Sie zeigt die weltweit älteste konkrete Darstellung
astronomischer Phänomene.
Auf dem unteren Bogen der Bronzescheibe
erscheint eine Sonnenbarke während ihrer nächtlichen Fahrt.
Die Bögen links und rechts markieren den Horizont.
Zu sehen sind 32 Sterne und offenbar Sonne und Mond in ihrem Himmelslauf.
Sieben eng aneinander liegende Goldpunkte
symbolisieren die Plejaden.
Verschwand dieser Sternhaufen im März am westlichen Abendhimmel,
wussten die Bauern, dass es Zeit ist, zu säen.
Die Himmelsscheibe von Nebra, ein 3600 Jahre alter Bauernkalender.
Die Menschen haben schon, seit wir die Geschichte verfolgen können, von Sternbildern gesprochen. Die Geschichten setzten sich dann über die Jahrhunderte und durch die Völker fort. Es gibt auch in Deutschland viele Geschichten, die dazu erzählt werden, auch viele Sternbilder gemacht werden. Die Plejaden spielen eine große Rolle. Man kann immer über den Großen Wagen und den Bären Erzählungen machen. Die heißen ja auch so, dass einen das lockt, zu erzählen. Der Große Wagen ist eines der bekanntesten Sternbilder
und auf der Nordhalbkugel immer zu sehen.
In Niedersachsen erzählt man sich vom Mythos des Jägers Hackelberg.
Der wird bei der Jagd von einem Keiler tödlich verletzt.
Hackelbergs letzter Wille:
Sein Lieblingspferd soll ihn zu seiner letzten Ruhestätte bringen.

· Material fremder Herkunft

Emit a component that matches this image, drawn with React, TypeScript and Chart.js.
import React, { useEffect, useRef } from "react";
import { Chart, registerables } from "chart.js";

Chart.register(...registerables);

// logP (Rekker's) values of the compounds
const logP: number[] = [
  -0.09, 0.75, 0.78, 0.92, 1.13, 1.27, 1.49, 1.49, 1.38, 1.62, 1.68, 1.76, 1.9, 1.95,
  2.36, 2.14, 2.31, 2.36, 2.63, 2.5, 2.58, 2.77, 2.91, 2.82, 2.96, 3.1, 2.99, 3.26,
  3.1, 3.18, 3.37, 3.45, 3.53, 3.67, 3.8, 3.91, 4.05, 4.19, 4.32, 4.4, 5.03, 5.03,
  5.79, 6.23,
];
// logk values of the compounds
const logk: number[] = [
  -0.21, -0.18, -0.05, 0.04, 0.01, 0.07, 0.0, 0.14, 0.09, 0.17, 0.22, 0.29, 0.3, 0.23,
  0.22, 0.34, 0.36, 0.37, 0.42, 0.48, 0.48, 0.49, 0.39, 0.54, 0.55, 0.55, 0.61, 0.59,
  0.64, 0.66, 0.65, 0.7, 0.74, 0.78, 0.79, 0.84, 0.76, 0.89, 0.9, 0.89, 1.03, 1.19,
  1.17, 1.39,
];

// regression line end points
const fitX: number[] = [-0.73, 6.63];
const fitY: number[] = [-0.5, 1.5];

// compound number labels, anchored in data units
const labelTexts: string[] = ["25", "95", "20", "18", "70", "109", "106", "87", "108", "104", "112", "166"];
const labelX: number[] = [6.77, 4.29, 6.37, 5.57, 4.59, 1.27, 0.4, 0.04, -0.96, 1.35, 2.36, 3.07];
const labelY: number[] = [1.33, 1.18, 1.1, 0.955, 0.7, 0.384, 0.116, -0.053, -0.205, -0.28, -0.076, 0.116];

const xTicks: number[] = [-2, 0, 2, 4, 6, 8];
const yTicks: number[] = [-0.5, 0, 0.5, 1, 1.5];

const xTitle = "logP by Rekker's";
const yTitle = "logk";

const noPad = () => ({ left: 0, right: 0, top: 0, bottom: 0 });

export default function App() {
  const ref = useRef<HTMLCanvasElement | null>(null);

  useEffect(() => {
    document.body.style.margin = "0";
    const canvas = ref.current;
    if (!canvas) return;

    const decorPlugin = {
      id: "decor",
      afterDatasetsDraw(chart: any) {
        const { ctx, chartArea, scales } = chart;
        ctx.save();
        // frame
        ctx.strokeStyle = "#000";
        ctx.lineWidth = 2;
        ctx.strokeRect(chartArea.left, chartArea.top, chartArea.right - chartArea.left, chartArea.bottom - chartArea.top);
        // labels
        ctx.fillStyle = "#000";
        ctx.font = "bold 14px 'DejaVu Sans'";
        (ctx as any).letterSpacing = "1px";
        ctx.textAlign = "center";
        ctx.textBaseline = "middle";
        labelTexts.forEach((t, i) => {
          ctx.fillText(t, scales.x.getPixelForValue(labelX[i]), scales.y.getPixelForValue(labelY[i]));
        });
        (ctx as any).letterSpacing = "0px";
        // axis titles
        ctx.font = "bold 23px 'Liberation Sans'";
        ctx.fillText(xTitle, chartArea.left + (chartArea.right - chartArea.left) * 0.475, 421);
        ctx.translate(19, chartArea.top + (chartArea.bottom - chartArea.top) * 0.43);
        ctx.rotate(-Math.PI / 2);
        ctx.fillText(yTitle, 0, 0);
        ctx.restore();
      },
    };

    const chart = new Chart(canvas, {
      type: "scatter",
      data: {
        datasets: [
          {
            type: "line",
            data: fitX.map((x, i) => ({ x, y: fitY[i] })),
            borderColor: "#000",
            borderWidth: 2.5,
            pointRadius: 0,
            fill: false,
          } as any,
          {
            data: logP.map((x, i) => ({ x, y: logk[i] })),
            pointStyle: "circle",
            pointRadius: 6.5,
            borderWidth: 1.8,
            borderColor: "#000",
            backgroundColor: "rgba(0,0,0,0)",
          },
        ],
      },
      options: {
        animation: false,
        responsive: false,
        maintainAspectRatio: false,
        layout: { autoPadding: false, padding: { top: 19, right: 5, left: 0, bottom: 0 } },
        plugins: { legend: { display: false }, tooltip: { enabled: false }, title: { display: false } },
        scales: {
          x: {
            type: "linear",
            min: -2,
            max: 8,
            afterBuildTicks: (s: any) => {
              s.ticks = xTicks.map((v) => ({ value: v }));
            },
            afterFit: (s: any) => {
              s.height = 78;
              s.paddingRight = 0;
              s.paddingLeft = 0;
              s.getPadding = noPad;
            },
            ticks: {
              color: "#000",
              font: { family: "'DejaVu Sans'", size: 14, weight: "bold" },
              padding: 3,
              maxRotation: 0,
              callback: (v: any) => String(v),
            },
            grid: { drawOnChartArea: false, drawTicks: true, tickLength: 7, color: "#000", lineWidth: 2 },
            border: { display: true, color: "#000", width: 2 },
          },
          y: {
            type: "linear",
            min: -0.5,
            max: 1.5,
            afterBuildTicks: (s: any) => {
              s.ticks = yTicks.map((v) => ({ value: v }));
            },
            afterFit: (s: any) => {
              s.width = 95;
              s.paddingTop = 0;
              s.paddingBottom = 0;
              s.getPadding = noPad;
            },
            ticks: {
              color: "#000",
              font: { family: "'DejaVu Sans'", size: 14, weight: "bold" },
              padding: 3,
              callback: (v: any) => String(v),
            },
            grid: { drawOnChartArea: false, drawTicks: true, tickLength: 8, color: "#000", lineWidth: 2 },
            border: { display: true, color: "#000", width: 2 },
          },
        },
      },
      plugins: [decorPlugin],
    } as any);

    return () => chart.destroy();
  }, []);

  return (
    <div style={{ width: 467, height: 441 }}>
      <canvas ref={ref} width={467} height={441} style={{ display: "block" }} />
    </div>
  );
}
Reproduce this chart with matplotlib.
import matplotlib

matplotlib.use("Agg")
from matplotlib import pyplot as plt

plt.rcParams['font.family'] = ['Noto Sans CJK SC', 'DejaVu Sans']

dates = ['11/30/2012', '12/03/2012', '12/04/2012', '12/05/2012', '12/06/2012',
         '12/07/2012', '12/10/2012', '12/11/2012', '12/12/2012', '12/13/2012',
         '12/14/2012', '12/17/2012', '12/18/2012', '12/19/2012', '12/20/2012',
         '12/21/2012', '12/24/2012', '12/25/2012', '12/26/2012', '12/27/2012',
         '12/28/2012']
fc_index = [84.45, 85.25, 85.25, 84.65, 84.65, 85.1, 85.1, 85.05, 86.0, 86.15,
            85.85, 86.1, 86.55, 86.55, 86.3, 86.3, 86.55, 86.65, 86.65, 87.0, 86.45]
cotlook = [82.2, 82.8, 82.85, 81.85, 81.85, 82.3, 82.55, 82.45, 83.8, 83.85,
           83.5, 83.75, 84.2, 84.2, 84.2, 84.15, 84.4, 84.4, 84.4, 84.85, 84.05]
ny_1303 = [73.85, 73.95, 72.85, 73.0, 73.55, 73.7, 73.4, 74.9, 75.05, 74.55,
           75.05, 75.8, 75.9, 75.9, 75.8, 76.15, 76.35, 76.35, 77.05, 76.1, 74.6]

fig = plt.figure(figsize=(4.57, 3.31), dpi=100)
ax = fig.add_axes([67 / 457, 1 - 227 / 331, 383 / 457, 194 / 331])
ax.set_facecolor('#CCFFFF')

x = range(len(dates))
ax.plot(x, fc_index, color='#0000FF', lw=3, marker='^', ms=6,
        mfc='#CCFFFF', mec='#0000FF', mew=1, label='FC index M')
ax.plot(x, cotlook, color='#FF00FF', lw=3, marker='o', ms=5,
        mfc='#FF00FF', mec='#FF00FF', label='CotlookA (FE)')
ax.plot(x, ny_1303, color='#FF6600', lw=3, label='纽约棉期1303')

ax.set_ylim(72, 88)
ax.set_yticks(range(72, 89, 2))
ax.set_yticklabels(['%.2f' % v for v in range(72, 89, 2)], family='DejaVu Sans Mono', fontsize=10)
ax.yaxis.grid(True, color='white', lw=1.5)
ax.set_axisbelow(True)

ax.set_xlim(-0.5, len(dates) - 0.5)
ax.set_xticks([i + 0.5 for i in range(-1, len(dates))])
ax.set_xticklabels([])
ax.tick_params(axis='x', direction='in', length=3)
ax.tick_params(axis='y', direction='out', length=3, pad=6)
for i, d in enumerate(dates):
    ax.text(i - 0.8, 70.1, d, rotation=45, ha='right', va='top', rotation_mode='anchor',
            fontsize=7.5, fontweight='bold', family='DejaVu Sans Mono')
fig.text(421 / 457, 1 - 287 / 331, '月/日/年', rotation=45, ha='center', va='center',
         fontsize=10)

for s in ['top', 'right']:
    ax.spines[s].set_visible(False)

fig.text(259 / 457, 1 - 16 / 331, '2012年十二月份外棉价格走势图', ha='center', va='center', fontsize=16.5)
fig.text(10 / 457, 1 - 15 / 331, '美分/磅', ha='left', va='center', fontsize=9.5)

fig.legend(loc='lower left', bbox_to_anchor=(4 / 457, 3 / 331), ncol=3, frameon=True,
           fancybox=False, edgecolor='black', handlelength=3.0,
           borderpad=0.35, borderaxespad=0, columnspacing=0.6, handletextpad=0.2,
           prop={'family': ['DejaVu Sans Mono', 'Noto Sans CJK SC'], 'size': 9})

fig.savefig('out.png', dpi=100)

Das Pferd aber geht samt Wagen und Hackelberg durch und verschwindet.
Der Jäger findet seither keinen Frieden
und irrt deswegen ruhelos im Himmel umher.

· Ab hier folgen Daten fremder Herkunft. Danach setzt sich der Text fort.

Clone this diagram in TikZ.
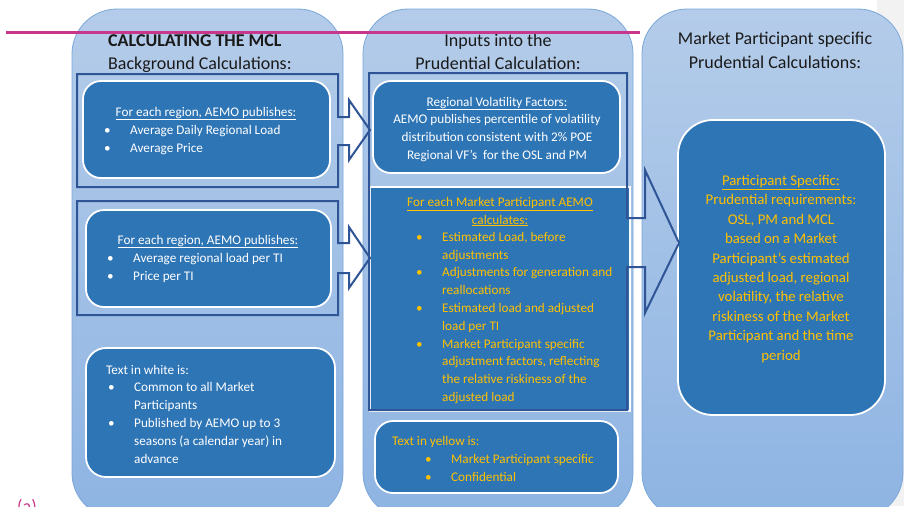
\documentclass[tikz,border=0pt]{standalone}
\usepackage{fontspec}
\setmainfont{Carlito}
\definecolor{coltop}{HTML}{B4CCE9}
\definecolor{colbot}{HTML}{8EB4E3}
\definecolor{colline}{HTML}{7AA7DA}
\definecolor{boxblue}{HTML}{2E75B6}
\definecolor{framecol}{HTML}{2F5597}
\definecolor{ylw}{HTML}{FFC000}
\definecolor{magentaline}{HTML}{C8378C}
\definecolor{txt}{HTML}{1A1A1A}
\newcommand\bitem[1]{\makebox[26pt][l]{\textbullet}#1}
\newcommand\bcont[1]{\hspace*{26pt}#1}
\begin{document}
\begin{tikzpicture}[x=1pt,y=-1pt,
  col/.style={draw=colline, line width=0.8pt, rounded corners=45pt, top color=coltop, bottom color=colbot},
  ibox/.style={draw=white, line width=1.8pt, fill=boxblue, rounded corners=18pt},
  framebox/.style={draw=framecol, line width=2pt, line join=miter},
  title/.style={font=\fontsize{18}{23}\selectfont, text=txt, inner sep=0pt},
  body/.style={font=\fontsize{13.2}{17.8}\selectfont, inner sep=0pt, align=left},
  bodyc/.style={font=\fontsize{13.2}{17.8}\selectfont, inner sep=0pt, align=center},
  wtxt/.style={text=white},
  ytxt/.style={text=ylw}]
\useasboundingbox (0,0) rectangle (904,506);
\clip (0,0) rectangle (904,506);
% background strip
\fill[gray!10] (877,0) rectangle (904,506);
% columns
\path[col] (72,9) rectangle (343,518);
\path[col] (363,9) rectangle (633,518);
\path[col] (642,9) rectangle (903,518);
% middle big rectangle
\path[draw=white, line width=1.5pt, fill=boxblue] (370,187) rectangle (630,411);
% inner boxes
\path[ibox] (83,81) rectangle (330,178);
\path[ibox] (86,210) rectangle (331,307);
\path[ibox, rounded corners=20pt] (86,348) rectangle (335,477);
\path[ibox] (373,81) rectangle (620,173);
\path[ibox] (375,421) rectangle (618,493);
\path[ibox, rounded corners=35pt] (678,120) rectangle (885,415);
% frames with block arrows
\draw[framebox] (77,74) -- (338,74) -- (338,117) -- (349,117) -- (349,100) -- (370,130) -- (349,160) -- (349,145) -- (338,145) -- (338,187) -- (77,187) -- cycle;
\draw[framebox] (77,201) -- (338,201) -- (338,243) -- (349,243) -- (349,227) -- (370,258) -- (349,288) -- (349,273) -- (338,273) -- (338,315) -- (77,315) -- cycle;
\draw[framebox] (369,73) -- (627,73) -- (627,218) -- (645,218) -- (645,170) -- (679,243) -- (645,313) -- (645,267) -- (627,267) -- (627,410) -- (369,410) -- cycle;
% titles
\node[title, anchor=base west, font=\fontsize{18}{23}\selectfont\bfseries] (t1a) at (108,46) {CALCULATING THE MCL};
\node[title, anchor=base west] (t1b) at (108,69) {Background Calculations:};
\node[title, anchor=base] (t2a) at (498,46) {Inputs into the};
\node[title, anchor=base] (t2b) at (498,69) {Prudential Calculation:};
\node[title, anchor=base] (t3a) at (775,44) {Market Participant specific};
\node[title, anchor=base] (t3b) at (775,68) {Prudential Calculations:};
% left box 1 (multi-line nodes: base = last line)
\node[bodyc, wtxt, anchor=base] (l1h) at (206,116) {\underline{For each region, AEMO publishes:}};
\node[body, wtxt, anchor=base west] (l1l) at (104,152) {\bitem{Average Daily Regional Load}\\\bitem{Average Price}};
% left box 2
\node[bodyc, wtxt, anchor=base] (l2h) at (208,244) {\underline{For each region, AEMO publishes:}};
\node[body, wtxt, anchor=base west] (l2l) at (107,280) {\bitem{Average regional load per TI}\\\bitem{Price per TI}};
% left box 3
\node[body, wtxt, anchor=base west] (l3) at (106,463) {Text in white is:\\
 \hspace*{2pt}\bitem{Common to all Market}\\
 \hspace*{2pt}\bcont{Participants}\\
 \hspace*{2pt}\bitem{Published by AEMO up to 3}\\
 \hspace*{2pt}\bcont{seasons (a calendar year) in}\\
 \hspace*{2pt}\bcont{advance}};
% middle box 1
\node[bodyc, wtxt, anchor=base] (m1) at (497,159.4) {\underline{Regional Volatility Factors:}\\
 AEMO publishes percentile of volatility\\
 distribution consistent with 2\% POE\\
 Regional VF’s\ \ for the OSL and PM};
% middle big box
\node[bodyc, ytxt, anchor=base] (m2h) at (500,224) {\underline{For each Market Participant AEMO}\\\underline{calculates:}};
\node[body, ytxt, anchor=base west] (m2l) at (416,401.5) {\bitem{Estimated Load, before}\\
 \bcont{adjustments}\\
 \bitem{Adjustments for generation and}\\
 \bcont{reallocations}\\
 \bitem{Estimated load and adjusted}\\
 \bcont{load per TI}\\
 \bitem{Market Participant specific}\\
 \bcont{adjustment factors, reflecting}\\
 \bcont{the relative riskiness of the}\\
 \bcont{adjusted load}};
% middle bottom box
\node[body, ytxt, anchor=base west] (m3) at (392,481) {Text in yellow is:\\
 \hspace*{33pt}\bitem{Market Participant specific}\\
 \hspace*{33pt}\bitem{Confidential}};
% right box
\node[bodyc, ytxt, anchor=base, font=\fontsize{14.8}{19.4}\selectfont] (r1) at (781,360) {\underline{Participant Specific:}\\
 Prudential requirements:\\
 OSL, PM and MCL\\
 based on a Market\\
 Participant’s estimated\\
 adjusted load, regional\\
 volatility, the relative\\
 riskiness of the Market\\
 Participant and the time\\
 period};
% magenta line and label
\draw[magentaline, line width=3pt] (6,32) -- (640,32);
\node[text=magentaline, font=\fontsize{18}{19}\selectfont, inner sep=0pt, anchor=base] (lbl) at (27,512) {(a)};
\end{tikzpicture}
\end{document}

Wenn man irgendwo steht und in einen klaren Nachthimmel schaut. Und man wirklich schauen kann. Und diese Abermilliarden von Sternpunkten am Himmel sieht, kommt man sich so unfassbar klein vor. Und dennoch ist man vielleicht auch beglückt, dass man dazugehört. Man ist zwar nur ein ganz kleines Pünktchen, aber man gehört dazu. In manchen Sommernächten lassen sich "leuchtende Nachtwolken" beobachten.
Himmlische Phänomene, die in etwa 80 km Höhe silbrig-blau schimmern.